Edit: But I'll concede that when your outputs are only four characters long and end users will actively interact with them (write them down, type them again later, etc.), additional safeguards might be appropriate. Or simply omit all alphas and use only numerics.

2 comments

> Or simply omit all alphas and use only numerics.

You're still not out of the park with numerics - people with 1313 or 6660 or 4444 or something will complain a lot. The possibility of a 666 in some new biometric government IDs in my country rose a massive stink from church...

My girlfriend got a new bank account and when she received her account number it contained 666. She asked for a different number and they changed it without charge.
> biometric government IDs

Yeah. An important, long-lived ID that will stick with an individual for their entire life, and that they may want to commit to memory. That seems like a good time to take a hypersensitive approach and adopt some kind of filter.

I was in the UK recently and - if you can believe it - there was a car on the block I stayed whose plates contained 666.

Also, have a feelin you meant to do 1312. What’s the issue with 4444, though?

> What’s the issue with 4444, though?

https://en.wikipedia.org/wiki/Tetraphobia

Woah, had no idea!

> When Beijing lost its bid to stage the 2000 Olympic Games, it was speculated that the reason China did not pursue a bid for the following 2004 Games was due to the unpopularity of the number 4 in China. Instead, the city waited another four years, and would eventually host the 2008 Olympic Games, the number eight being a lucky number in Chinese culture.

Thought this was particularly interesting.

In Germany, where you can request number plate combinations (as long as they are free and follow a few roles), 666 is a pretty common combination amongst young drivers.

> What’s the issue with 4444

4 is pronounced similar to "death" in sino-japanese languages and dialects.
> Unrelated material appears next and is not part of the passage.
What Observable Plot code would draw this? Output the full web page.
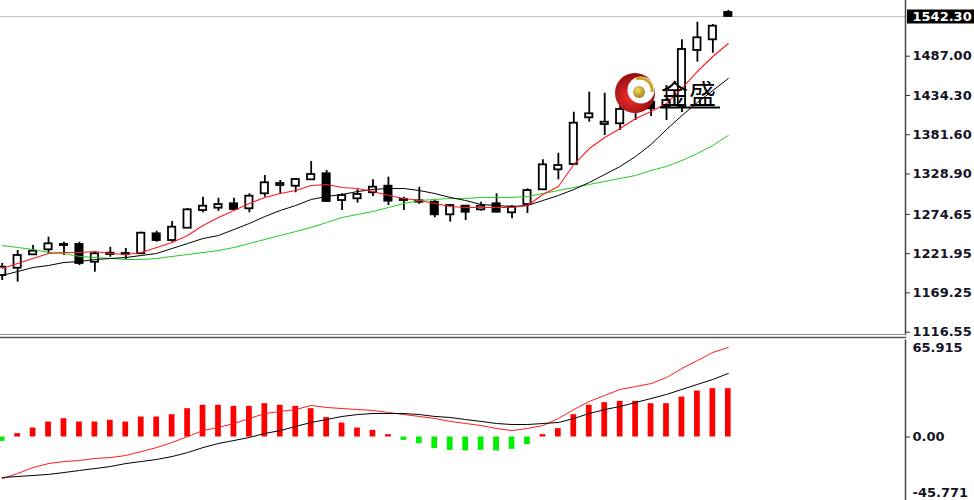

Also, as you have the muncipality-shortcut at the beginning, and then two user-definable letters, you freqently see "rude" combinations, and noone bats an eye. BIT-CH, MON-GO, ANA-L, DIL-DO. (And those are just the combinations that are understandable in english which I saw when driving). I'll never forget the face of the guy at the Zulassungsstelle when I was there with a friend who wanted COC-K-6969. He got it it, btw. When I tried some years later, AC-DC-666 sadly was already taken.
People explained 4444, with 1313 I was thinking of the equivalent for superstitious westerners afraid of the number 13.
What’s the issue with 1312?
it spells ACAB if you match each number with the letter in the alphabet at this index (I realized that after seeing a bunch of 1312 tags around where I live)
What's the issue with ACAB?
> Or simply omit all alphas and use only numerics.

That works pretty well until you realize that some numerical combinations are common neo-nazi codes and may lead to ... unfortunate associations. The ADL lists a few of those^1, but the list is by far not comprehensive, codes actually differ based on locality, and accidental combinatory collision in a 10-character space than it is in an alphanumerical 36-character space.